Scan each line of the records for the word "with" and extract the ones that have it.
-------- Entries provided
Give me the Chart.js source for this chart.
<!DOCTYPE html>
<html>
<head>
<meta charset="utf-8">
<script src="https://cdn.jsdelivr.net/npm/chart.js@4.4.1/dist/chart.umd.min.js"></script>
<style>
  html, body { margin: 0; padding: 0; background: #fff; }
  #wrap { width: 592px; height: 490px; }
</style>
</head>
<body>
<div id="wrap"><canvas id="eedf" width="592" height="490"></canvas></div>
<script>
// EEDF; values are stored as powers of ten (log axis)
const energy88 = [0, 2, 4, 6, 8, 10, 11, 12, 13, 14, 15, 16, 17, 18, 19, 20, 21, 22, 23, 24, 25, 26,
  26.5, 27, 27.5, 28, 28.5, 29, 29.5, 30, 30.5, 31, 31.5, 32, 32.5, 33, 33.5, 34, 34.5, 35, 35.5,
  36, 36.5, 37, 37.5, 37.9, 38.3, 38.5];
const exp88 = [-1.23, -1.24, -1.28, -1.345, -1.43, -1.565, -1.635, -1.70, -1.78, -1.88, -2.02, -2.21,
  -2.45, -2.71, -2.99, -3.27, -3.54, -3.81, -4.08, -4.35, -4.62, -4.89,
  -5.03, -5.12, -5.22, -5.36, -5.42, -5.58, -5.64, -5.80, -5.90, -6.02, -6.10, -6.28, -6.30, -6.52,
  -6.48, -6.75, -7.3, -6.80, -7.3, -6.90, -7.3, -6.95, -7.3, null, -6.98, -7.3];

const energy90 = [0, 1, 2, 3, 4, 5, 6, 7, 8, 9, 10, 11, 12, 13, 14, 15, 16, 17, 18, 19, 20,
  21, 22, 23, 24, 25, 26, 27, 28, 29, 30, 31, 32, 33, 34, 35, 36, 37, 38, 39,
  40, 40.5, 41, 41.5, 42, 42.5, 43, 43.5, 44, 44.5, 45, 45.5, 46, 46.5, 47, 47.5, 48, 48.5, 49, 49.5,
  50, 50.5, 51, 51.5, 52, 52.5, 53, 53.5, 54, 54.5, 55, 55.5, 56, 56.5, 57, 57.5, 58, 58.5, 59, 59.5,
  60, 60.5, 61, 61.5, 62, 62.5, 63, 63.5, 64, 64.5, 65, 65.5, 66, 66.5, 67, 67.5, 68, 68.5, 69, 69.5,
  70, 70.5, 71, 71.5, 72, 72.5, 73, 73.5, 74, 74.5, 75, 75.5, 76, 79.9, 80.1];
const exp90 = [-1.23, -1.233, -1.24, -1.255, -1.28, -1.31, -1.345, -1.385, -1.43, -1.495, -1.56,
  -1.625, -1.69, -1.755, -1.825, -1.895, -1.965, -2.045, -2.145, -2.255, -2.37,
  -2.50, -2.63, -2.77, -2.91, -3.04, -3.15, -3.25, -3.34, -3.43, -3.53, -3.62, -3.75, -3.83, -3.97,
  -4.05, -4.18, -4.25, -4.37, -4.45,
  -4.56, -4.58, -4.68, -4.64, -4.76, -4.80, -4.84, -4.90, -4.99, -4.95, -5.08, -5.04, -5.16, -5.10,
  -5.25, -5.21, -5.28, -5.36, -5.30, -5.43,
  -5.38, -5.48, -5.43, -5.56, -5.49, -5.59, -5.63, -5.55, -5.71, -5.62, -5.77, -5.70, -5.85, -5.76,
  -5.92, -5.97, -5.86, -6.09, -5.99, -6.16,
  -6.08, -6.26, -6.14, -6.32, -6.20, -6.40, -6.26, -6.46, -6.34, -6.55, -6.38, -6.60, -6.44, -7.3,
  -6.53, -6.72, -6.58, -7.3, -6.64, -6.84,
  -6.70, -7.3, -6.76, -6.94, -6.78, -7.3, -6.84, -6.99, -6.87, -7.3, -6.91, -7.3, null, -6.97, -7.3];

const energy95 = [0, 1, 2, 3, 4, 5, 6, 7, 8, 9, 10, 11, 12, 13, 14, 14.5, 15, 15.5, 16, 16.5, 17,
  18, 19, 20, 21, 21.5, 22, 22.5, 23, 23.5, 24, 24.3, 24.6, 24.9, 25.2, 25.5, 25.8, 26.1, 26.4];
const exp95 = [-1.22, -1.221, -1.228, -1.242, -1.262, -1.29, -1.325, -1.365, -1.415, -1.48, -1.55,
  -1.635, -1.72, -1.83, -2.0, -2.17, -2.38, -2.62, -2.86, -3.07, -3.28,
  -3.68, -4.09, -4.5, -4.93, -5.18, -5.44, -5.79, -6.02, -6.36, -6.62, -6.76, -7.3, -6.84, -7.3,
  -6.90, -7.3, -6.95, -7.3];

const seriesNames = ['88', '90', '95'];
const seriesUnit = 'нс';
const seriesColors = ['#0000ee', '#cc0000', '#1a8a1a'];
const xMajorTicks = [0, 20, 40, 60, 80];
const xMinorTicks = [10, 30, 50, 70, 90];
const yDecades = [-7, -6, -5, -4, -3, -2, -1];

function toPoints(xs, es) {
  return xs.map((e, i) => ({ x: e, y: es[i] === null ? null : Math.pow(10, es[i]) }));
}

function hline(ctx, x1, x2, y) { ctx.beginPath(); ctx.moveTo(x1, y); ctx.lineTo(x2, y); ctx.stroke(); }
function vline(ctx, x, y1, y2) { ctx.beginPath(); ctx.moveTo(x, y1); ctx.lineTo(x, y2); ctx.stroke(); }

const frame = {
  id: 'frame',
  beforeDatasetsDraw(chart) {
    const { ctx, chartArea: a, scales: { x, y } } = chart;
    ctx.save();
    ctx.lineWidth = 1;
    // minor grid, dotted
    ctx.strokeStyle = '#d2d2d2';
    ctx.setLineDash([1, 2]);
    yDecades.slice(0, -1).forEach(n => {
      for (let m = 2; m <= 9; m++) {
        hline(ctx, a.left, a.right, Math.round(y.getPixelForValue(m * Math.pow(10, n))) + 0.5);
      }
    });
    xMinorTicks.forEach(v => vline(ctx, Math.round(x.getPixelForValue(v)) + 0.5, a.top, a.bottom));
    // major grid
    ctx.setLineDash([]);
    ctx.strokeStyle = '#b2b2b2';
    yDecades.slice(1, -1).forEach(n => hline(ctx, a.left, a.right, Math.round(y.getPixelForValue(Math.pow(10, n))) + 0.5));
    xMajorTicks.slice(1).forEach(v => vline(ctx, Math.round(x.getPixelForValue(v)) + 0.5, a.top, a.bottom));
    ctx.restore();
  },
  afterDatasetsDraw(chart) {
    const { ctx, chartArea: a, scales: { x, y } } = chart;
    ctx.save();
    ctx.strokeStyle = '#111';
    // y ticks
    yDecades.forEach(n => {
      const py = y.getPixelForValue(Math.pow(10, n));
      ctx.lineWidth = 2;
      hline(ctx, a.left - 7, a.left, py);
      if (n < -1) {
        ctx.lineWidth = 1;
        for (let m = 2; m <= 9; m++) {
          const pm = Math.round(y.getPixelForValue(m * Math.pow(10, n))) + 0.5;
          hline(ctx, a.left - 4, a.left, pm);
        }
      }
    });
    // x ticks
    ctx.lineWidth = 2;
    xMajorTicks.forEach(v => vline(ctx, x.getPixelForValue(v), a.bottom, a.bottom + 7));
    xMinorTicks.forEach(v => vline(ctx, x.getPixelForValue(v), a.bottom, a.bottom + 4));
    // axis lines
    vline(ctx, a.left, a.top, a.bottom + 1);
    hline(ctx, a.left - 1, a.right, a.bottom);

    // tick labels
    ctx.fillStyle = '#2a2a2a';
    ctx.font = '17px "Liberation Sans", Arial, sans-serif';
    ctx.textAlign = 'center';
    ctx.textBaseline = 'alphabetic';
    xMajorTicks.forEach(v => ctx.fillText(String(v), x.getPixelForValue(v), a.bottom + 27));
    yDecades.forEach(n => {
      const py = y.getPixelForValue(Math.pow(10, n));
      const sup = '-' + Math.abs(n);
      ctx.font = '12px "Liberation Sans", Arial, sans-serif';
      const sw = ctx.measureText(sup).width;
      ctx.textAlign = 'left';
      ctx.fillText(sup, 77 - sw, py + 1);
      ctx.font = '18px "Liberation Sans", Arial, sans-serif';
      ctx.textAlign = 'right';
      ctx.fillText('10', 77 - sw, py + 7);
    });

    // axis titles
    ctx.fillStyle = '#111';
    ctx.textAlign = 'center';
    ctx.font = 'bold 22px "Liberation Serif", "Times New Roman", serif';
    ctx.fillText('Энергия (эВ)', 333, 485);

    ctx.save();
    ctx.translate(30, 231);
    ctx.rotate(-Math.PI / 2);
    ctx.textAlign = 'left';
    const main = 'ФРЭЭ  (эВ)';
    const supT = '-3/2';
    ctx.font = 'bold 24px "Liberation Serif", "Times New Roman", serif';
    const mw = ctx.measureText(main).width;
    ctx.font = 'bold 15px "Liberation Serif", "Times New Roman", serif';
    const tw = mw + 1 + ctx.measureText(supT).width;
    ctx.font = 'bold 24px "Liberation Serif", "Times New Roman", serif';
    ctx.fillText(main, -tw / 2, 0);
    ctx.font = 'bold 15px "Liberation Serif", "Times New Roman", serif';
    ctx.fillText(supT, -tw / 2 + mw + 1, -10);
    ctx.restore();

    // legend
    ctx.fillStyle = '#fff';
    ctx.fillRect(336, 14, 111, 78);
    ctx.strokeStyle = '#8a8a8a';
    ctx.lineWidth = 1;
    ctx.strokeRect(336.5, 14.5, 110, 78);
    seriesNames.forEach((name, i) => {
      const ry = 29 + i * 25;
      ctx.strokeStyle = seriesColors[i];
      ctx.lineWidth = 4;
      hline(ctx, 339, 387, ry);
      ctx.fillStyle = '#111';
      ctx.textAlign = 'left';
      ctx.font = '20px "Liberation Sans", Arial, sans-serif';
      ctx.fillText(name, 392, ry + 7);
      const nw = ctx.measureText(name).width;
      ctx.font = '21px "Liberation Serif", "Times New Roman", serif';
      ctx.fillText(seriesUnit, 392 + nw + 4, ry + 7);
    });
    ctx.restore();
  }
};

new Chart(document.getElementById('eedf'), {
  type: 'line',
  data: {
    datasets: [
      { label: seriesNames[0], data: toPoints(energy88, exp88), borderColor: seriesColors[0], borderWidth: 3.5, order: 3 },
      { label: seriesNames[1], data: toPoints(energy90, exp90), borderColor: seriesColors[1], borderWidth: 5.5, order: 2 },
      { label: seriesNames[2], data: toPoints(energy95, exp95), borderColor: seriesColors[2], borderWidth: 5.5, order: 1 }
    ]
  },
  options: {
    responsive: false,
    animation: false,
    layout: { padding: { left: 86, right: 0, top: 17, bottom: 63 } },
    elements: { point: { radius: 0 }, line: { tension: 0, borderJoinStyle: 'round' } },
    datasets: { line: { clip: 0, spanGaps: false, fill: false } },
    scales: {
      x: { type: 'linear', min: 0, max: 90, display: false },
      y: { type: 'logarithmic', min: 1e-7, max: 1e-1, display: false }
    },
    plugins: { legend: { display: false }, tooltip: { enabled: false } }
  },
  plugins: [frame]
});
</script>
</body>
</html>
----------------
-------- Entries provided
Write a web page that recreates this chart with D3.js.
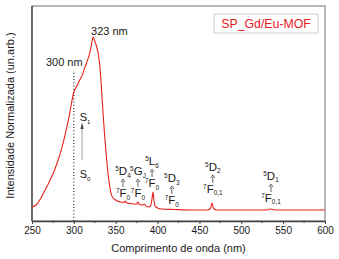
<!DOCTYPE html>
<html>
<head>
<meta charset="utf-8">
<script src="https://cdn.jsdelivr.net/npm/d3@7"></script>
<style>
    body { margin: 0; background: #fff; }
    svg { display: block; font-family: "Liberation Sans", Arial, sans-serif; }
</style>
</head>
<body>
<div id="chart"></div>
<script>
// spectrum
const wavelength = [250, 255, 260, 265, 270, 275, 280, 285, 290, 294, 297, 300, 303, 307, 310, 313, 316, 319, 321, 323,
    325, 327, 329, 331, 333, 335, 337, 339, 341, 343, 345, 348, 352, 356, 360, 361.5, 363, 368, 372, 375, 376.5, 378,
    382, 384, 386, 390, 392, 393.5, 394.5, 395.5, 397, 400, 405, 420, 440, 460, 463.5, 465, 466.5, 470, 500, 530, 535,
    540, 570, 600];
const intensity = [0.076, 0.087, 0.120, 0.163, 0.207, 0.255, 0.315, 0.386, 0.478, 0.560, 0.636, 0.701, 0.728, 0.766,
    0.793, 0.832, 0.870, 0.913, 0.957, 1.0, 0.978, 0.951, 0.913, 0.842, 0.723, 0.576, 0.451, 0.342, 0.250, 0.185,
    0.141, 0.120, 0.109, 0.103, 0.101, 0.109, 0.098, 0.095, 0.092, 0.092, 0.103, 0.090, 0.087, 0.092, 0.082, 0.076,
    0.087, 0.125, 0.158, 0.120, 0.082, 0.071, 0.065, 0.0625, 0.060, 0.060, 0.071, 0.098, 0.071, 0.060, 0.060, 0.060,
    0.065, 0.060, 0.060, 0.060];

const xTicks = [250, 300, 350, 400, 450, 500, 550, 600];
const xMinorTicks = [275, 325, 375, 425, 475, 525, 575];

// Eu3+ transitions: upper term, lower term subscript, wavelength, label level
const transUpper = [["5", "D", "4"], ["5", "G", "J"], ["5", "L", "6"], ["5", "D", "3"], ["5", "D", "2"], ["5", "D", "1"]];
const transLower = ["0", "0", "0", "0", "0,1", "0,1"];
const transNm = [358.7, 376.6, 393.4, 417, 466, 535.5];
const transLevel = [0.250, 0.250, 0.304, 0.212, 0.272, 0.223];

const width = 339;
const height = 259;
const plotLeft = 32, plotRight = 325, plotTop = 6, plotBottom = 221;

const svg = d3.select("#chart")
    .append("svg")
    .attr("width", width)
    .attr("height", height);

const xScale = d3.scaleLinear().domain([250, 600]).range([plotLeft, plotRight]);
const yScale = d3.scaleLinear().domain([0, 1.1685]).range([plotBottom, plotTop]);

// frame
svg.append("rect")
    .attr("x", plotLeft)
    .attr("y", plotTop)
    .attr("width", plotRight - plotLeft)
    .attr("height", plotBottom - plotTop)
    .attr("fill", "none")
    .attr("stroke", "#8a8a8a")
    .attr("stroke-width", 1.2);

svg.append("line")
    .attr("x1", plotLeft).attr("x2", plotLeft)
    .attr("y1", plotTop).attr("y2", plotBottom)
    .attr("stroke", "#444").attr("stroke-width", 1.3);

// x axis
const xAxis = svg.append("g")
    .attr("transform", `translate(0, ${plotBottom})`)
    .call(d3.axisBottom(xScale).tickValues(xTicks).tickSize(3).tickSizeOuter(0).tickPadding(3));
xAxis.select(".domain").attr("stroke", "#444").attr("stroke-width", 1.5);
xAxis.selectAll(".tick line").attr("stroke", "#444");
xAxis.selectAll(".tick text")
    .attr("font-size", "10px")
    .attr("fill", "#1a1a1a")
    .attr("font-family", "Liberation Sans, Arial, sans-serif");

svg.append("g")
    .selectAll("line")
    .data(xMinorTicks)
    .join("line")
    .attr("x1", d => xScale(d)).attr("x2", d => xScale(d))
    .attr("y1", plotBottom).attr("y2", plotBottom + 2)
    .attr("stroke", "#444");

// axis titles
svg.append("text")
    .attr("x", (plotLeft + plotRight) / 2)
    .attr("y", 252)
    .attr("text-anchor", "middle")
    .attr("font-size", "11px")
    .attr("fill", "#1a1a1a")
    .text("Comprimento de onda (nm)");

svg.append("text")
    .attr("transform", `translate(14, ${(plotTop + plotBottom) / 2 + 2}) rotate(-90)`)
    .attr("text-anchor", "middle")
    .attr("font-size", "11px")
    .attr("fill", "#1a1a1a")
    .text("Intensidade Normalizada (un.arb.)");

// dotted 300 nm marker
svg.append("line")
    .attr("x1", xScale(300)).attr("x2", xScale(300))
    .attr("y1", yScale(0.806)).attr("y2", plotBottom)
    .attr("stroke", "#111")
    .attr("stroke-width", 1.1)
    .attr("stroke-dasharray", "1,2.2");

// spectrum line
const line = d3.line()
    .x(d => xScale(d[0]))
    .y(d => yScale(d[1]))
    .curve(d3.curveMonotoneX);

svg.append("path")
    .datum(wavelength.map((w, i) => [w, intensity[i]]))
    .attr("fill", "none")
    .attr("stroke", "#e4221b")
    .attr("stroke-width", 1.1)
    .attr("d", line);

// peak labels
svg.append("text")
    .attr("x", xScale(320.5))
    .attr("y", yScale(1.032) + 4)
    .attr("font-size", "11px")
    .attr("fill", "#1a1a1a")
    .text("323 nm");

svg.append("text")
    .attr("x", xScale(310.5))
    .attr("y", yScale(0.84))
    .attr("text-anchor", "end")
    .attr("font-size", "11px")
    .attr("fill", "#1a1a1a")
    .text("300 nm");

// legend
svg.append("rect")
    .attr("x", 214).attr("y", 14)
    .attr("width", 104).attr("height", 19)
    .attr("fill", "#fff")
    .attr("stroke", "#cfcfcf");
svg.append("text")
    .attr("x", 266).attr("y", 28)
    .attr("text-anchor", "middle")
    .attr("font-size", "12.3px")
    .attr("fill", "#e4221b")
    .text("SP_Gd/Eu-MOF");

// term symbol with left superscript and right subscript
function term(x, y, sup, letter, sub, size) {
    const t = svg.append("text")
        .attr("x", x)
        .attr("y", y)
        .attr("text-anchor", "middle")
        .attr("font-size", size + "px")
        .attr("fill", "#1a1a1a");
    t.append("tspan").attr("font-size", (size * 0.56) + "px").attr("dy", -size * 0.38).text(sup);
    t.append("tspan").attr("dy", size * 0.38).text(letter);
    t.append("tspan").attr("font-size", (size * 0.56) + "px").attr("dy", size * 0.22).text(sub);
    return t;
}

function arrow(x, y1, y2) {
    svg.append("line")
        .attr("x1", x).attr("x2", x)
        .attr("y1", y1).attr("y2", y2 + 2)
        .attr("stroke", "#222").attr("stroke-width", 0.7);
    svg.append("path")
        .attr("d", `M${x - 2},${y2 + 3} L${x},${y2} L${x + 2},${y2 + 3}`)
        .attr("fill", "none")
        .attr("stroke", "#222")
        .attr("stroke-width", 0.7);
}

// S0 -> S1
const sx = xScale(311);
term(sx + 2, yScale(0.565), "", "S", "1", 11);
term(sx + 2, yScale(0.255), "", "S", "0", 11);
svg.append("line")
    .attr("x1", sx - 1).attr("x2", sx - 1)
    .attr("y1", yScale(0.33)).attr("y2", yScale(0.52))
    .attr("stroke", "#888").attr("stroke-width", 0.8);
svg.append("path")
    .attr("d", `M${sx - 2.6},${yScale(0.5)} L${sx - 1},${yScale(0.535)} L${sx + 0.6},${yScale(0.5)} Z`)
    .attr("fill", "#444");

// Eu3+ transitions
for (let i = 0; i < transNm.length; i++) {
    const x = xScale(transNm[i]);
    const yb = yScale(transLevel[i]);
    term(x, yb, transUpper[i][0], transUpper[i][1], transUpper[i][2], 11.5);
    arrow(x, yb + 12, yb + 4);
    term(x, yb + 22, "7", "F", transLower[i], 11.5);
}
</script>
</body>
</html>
----------------
Output of the task =
Write a web page that recreates this chart with D3.js.
// term symbol with left superscript and right subscript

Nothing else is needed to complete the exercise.